III. Motion to Disqualify
*6 Kim next argues that the district court erred by denying Kim’s motion to disqualify Kimm as counsel for the defendants. We review the district court’s failure to disqualify counsel for abuse of discretion. See Bobal v. Rensselaer Polytechnic Inst., 916 F.2d 759, 764 (2d Cir. 1990). Kim contends that the district court should have disqualified Kimm under the “advocate-witness” rule. “The advocate-witness rule applies, first and foremost, where the attorney representing the client before a jury seeks to serve as a fact witness in that very proceeding.” Ramey v. Dist. 141, Int’l Ass’n of Machinists & Aerospace Workers, 378 F.3d 269, 282 (2d Cir. 2004) (first emphasis added; second emphasis in the original). Here, the district court decided that Kim’s motion to disqualify was moot because it had already dismissed Kim’s amended complaint with prejudice. This was not an abuse of discretion. After the district court dismissed Kim’s amended complaint, there was no likelihood that Kimm would testify as a fact witness before a jury. Therefore, the district court properly dismissed Kim’s disqualification motion as moot.
IV. Motion for Sanctions
The defendants argue that the district court erred in denying their motion for sanctions against Kim, which they sought pursuant to Rule 11 of the Federal Rules of Civil Procedure and 28 U.S.C. § 1927.2 Rule 11 requires the “attorney or unrepresented party” filing litigation documents to certify that the documents:
(1) [are] not being presented for any improper purpose, such as to harass, cause unnecessary delay, or needlessly increase the cost of litigation [and] (2) the claims, defenses, and other legal contentions are warranted by existing law or by a nonfrivolous argument for extending, modifying, or reversing existing law or for establishing new law.
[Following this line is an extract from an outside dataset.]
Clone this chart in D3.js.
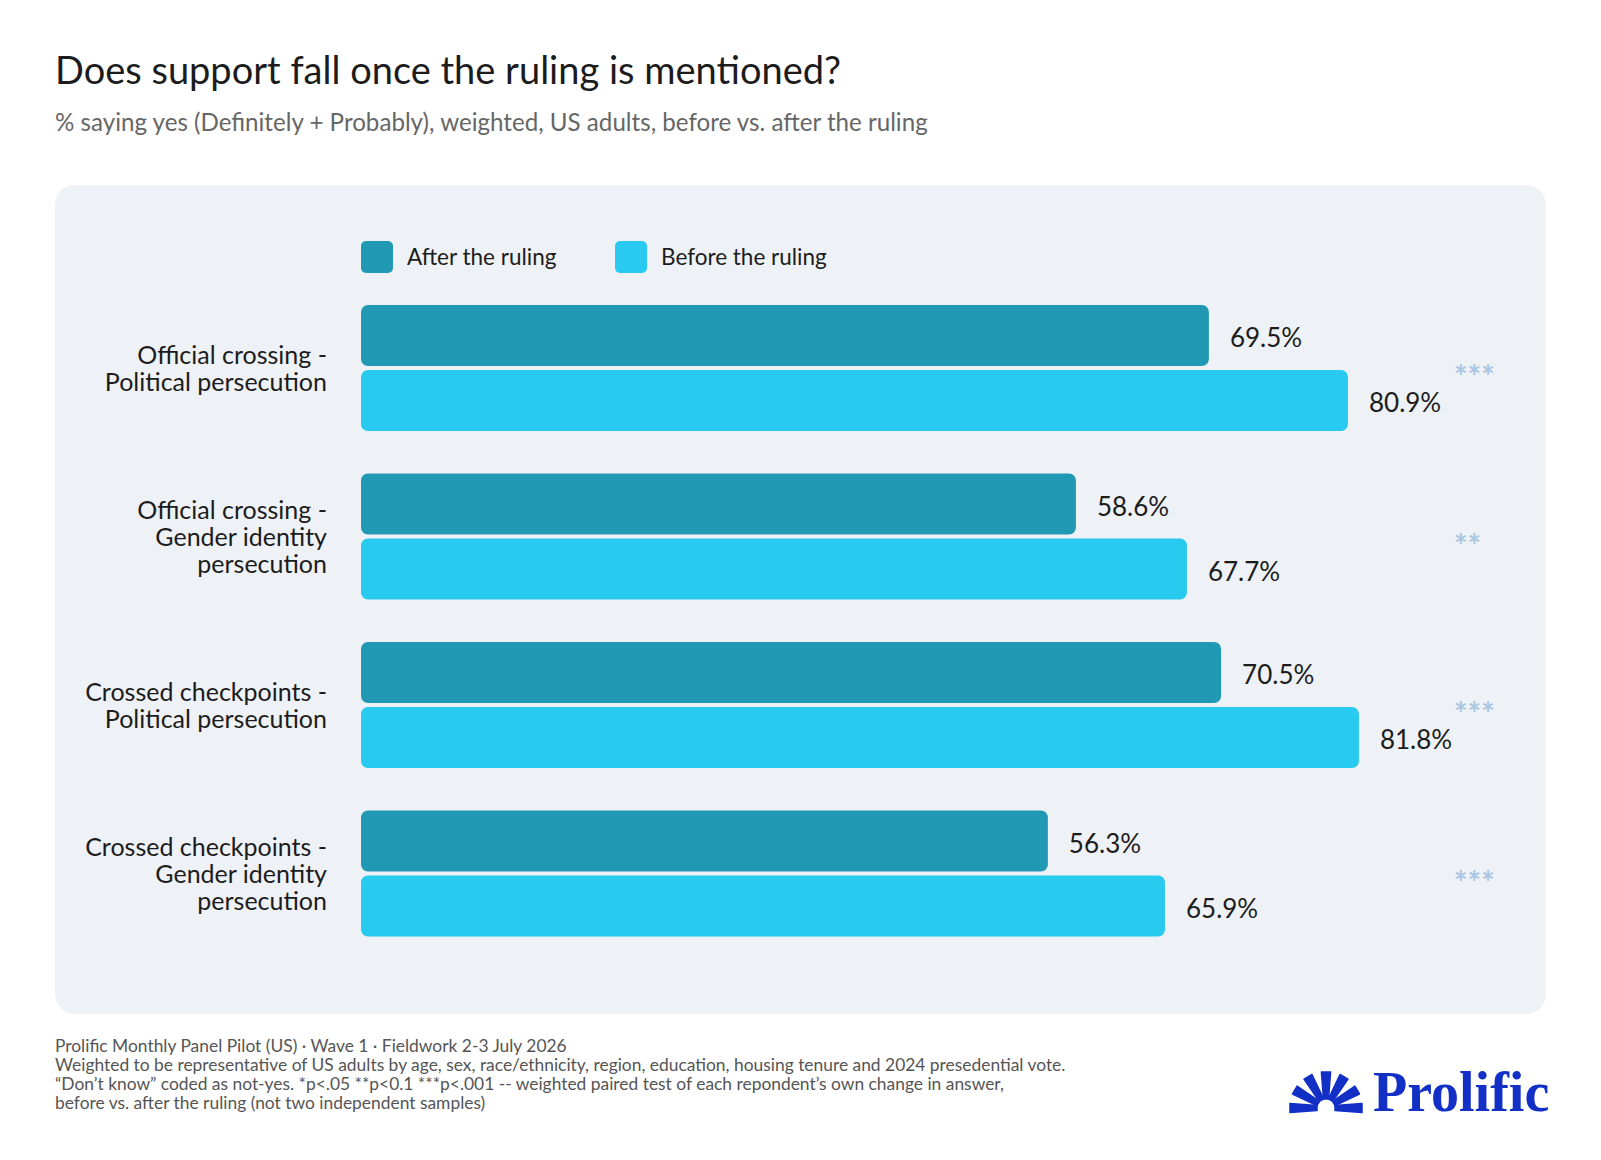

Fed. R. Civ. P. 11(b). 28 U.S.C. § 1927 provides that “[a]ny attorney ... who so multiplies the proceedings in any case unreasonably and vexatiously may be required by the court to satisfy personally the excess costs, expenses, and attorneys’ fees reasonably incurred because of such conduct.” To impose sanctions under this provision, “a court must find clear evidence that (1) the offending party’s claims were entirely without color, and (2) the claims were brought in bad faith—that is, ‘motivated by improper purposes such as harassment or delay.’ ” Eisemann v. Greene, 204 F.3d 393, 396 (2d Cir. 2000) (quoting Schlaifer Nance & Co. v. Estate of Warhol, 194 F.3d 323, 336 (2d Cir. 1999) ). We review the district court’s denial of sanctions for abuse of discretion. Perez v. Posse Comitatus, 373 F.3d 321, 325–26 (2d Cir. 2004).
The defendants argue that sanctions were appropriate because Kim’s claims were legally and factually frivolous. We conclude, however, that although Kim’s amended complaint ultimately failed to state a RICO claim, his claims were not so obviously foreclosed by precedent as to make them legally indefensible. At the time Kim filed this suit, there was no binding precedent in this Circuit as to whether litigation activities could serve as predicate acts for purposes of RICO. Indeed, some courts had endorsed the viability of some such claims. See Sykes, 757 F.Supp.2d at 425–26. Therefore, Kim’s claims “were not foreclosed a priori by binding precedent even if they were unlikely to succeed” and Kim’s position “was not unsupported by case law even though the cases he cited were not binding on the court adjudicating his claims.” Fishoff v. Coty Inc., 634 F.3d 647, 655 (2d Cir. 2011).
*7 The defendants assert that sanctions are also appropriate because Kim’s claims are barred by the doctrines of collateral estoppel and res judicata, rendering Kim’s lawsuit frivolous. However, the defendants raise this issue only in a cursory manner, without advancing any substantive arguments to support their claim that Kim’s lawsuit is precluded by earlier litigation. We therefore conclude that the defendants have waived this argument. See Lederman v. New York City Dep’t of Parks & Recreation, 731 F.3d 199, 203 n.1 (2d Cir. 2013) (“[A]ppellants must include in their briefs their ‘contentions and the reasons for them, with citations to the authorities and parts of the record on which the appellant relies.’ Issues not sufficiently argued will be deemed waived and ineligible for appellate review.” (quoting Fed. R. App. P. 28(a)(9)(A) ) ).
For these reasons, we conclude that the district court did not abuse its discretion in denying the defendants’ motion for sanctions.
We have considered the parties’ remaining arguments on appeal and find them to be without merit. For the foregoing reasons, we AFFIRM the judgment of the district court.
Kim does not raise any arguments regarding the district court’s holding that the alleged pre-litigation activities failed to state a RICO claim. We therefore conclude that Kim has waived any such argument. See Norton v. Sam’s Club, 145 F.3d 114, 117 (2d Cir. 1998).
Although 28 U.S.C. § 1927 only reaches attorneys, the provision was potentially applicable because Kim was represented by counsel before the district court, only proceeding pro se in this appeal. Insofar as Kim himself had undertaken conduct violating § 1927, he also could have been sanctioned under that provision because he is in fact a lawyer, and we have held that § 1927 reaches litigants proceeding pro se who are lawyers. See Sassower v. Field, 973 F.2d 75, 80 (2d Cir. 1992).